Provided material:
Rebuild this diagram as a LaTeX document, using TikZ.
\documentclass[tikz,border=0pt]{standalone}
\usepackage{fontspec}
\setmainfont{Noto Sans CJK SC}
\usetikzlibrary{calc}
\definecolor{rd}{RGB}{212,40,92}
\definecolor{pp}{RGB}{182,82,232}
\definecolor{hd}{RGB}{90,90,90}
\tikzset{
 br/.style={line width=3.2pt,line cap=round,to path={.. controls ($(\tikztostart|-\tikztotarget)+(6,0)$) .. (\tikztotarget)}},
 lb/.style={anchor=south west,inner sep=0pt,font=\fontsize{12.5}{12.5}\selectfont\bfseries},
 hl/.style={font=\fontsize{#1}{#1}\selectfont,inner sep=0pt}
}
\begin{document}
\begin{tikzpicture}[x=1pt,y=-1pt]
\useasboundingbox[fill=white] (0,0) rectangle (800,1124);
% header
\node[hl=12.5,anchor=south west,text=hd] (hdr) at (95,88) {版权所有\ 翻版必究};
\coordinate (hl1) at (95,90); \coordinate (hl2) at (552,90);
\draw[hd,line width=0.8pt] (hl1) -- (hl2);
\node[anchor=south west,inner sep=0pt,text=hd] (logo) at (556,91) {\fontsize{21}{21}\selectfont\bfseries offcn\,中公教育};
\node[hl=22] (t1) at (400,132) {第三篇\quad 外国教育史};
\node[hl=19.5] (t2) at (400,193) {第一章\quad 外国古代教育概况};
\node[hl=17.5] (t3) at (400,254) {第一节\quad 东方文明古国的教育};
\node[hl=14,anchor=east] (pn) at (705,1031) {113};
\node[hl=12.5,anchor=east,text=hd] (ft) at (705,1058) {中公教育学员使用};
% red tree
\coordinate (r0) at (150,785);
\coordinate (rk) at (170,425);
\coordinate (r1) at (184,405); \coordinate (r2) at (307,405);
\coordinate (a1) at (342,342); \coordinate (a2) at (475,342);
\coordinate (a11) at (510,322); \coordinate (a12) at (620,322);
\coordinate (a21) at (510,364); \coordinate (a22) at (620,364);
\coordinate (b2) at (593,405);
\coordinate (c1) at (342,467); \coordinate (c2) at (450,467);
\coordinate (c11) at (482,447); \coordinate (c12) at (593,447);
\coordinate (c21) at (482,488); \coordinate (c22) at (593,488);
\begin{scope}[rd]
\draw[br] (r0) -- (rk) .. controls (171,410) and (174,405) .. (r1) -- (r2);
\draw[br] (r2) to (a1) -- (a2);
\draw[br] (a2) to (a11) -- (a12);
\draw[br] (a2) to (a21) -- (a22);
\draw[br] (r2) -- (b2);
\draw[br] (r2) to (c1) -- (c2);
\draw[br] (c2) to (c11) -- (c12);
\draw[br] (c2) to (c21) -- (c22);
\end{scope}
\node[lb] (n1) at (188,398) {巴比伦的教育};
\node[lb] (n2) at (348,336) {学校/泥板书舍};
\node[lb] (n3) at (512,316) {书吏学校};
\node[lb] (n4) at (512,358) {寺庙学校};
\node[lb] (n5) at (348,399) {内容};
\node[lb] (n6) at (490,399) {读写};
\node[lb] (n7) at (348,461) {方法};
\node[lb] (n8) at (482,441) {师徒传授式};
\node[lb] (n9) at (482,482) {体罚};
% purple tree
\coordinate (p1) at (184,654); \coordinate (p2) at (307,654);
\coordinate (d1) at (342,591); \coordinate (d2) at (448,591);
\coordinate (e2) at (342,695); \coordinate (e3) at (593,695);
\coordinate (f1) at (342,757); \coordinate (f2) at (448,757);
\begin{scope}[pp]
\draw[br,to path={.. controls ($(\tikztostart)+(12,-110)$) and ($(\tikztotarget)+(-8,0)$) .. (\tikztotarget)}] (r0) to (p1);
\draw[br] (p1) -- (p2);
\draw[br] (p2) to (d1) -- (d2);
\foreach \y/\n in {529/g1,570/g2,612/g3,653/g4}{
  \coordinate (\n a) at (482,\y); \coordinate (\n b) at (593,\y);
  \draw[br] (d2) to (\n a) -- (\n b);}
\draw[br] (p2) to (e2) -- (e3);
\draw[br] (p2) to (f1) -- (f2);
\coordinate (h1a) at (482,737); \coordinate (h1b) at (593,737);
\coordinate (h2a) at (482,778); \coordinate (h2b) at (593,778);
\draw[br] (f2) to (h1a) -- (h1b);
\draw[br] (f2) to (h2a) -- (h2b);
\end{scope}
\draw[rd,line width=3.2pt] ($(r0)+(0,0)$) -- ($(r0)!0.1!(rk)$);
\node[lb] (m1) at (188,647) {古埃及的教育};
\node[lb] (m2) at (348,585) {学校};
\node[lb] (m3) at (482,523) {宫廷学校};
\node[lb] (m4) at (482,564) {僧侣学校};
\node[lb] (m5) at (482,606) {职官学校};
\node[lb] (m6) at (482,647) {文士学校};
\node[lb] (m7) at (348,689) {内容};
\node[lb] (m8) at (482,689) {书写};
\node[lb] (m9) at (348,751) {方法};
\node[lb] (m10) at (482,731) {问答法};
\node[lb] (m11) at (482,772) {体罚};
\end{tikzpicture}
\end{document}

Aim of the task: Each line of the listing should be echoed back exactly.

Result:
Rebuild this diagram as a LaTeX document, using TikZ.
\documentclass[tikz,border=0pt]{standalone}
\usepackage{fontspec}
\setmainfont{Noto Sans CJK SC}
\usetikzlibrary{calc}
\definecolor{rd}{RGB}{212,40,92}
\definecolor{pp}{RGB}{182,82,232}
\definecolor{hd}{RGB}{90,90,90}
\tikzset{
 br/.style={line width=3.2pt,line cap=round,to path={.. controls ($(\tikztostart|-\tikztotarget)+(6,0)$) .. (\tikztotarget)}},
 lb/.style={anchor=south west,inner sep=0pt,font=\fontsize{12.5}{12.5}\selectfont\bfseries},
 hl/.style={font=\fontsize{#1}{#1}\selectfont,inner sep=0pt}
}
\begin{document}
\begin{tikzpicture}[x=1pt,y=-1pt]
\useasboundingbox[fill=white] (0,0) rectangle (800,1124);
% header
\node[hl=12.5,anchor=south west,text=hd] (hdr) at (95,88) {版权所有\ 翻版必究};
\coordinate (hl1) at (95,90); \coordinate (hl2) at (552,90);
\draw[hd,line width=0.8pt] (hl1) -- (hl2);
\node[anchor=south west,inner sep=0pt,text=hd] (logo) at (556,91) {\fontsize{21}{21}\selectfont\bfseries offcn\,中公教育};
\node[hl=22] (t1) at (400,132) {第三篇\quad 外国教育史};
\node[hl=19.5] (t2) at (400,193) {第一章\quad 外国古代教育概况};
\node[hl=17.5] (t3) at (400,254) {第一节\quad 东方文明古国的教育};
\node[hl=14,anchor=east] (pn) at (705,1031) {113};
\node[hl=12.5,anchor=east,text=hd] (ft) at (705,1058) {中公教育学员使用};
% red tree
\coordinate (r0) at (150,785);
\coordinate (rk) at (170,425);
\coordinate (r1) at (184,405); \coordinate (r2) at (307,405);
\coordinate (a1) at (342,342); \coordinate (a2) at (475,342);
\coordinate (a11) at (510,322); \coordinate (a12) at (620,322);
\coordinate (a21) at (510,364); \coordinate (a22) at (620,364);
\coordinate (b2) at (593,405);
\coordinate (c1) at (342,467); \coordinate (c2) at (450,467);
\coordinate (c11) at (482,447); \coordinate (c12) at (593,447);
\coordinate (c21) at (482,488); \coordinate (c22) at (593,488);
\begin{scope}[rd]
\draw[br] (r0) -- (rk) .. controls (171,410) and (174,405) .. (r1) -- (r2);
\draw[br] (r2) to (a1) -- (a2);
\draw[br] (a2) to (a11) -- (a12);
\draw[br] (a2) to (a21) -- (a22);
\draw[br] (r2) -- (b2);
\draw[br] (r2) to (c1) -- (c2);
\draw[br] (c2) to (c11) -- (c12);
\draw[br] (c2) to (c21) -- (c22);
\end{scope}
\node[lb] (n1) at (188,398) {巴比伦的教育};
\node[lb] (n2) at (348,336) {学校/泥板书舍};
\node[lb] (n3) at (512,316) {书吏学校};
\node[lb] (n4) at (512,358) {寺庙学校};
\node[lb] (n5) at (348,399) {内容};
\node[lb] (n6) at (490,399) {读写};
\node[lb] (n7) at (348,461) {方法};
\node[lb] (n8) at (482,441) {师徒传授式};
\node[lb] (n9) at (482,482) {体罚};
% purple tree
\coordinate (p1) at (184,654); \coordinate (p2) at (307,654);
\coordinate (d1) at (342,591); \coordinate (d2) at (448,591);
\coordinate (e2) at (342,695); \coordinate (e3) at (593,695);
\coordinate (f1) at (342,757); \coordinate (f2) at (448,757);
\begin{scope}[pp]
\draw[br,to path={.. controls ($(\tikztostart)+(12,-110)$) and ($(\tikztotarget)+(-8,0)$) .. (\tikztotarget)}] (r0) to (p1);
\draw[br] (p1) -- (p2);
\draw[br] (p2) to (d1) -- (d2);
\foreach \y/\n in {529/g1,570/g2,612/g3,653/g4}{
  \coordinate (\n a) at (482,\y); \coordinate (\n b) at (593,\y);
  \draw[br] (d2) to (\n a) -- (\n b);}
\draw[br] (p2) to (e2) -- (e3);
\draw[br] (p2) to (f1) -- (f2);
\coordinate (h1a) at (482,737); \coordinate (h1b) at (593,737);
\coordinate (h2a) at (482,778); \coordinate (h2b) at (593,778);
\draw[br] (f2) to (h1a) -- (h1b);
\draw[br] (f2) to (h2a) -- (h2b);
\end{scope}
\draw[rd,line width=3.2pt] ($(r0)+(0,0)$) -- ($(r0)!0.1!(rk)$);
\node[lb] (m1) at (188,647) {古埃及的教育};
\node[lb] (m2) at (348,585) {学校};
\node[lb] (m3) at (482,523) {宫廷学校};
\node[lb] (m4) at (482,564) {僧侣学校};
\node[lb] (m5) at (482,606) {职官学校};
\node[lb] (m6) at (482,647) {文士学校};
\node[lb] (m7) at (348,689) {内容};
\node[lb] (m8) at (482,689) {书写};
\node[lb] (m9) at (348,751) {方法};
\node[lb] (m10) at (482,731) {问答法};
\node[lb] (m11) at (482,772) {体罚};
\end{tikzpicture}
\end{document}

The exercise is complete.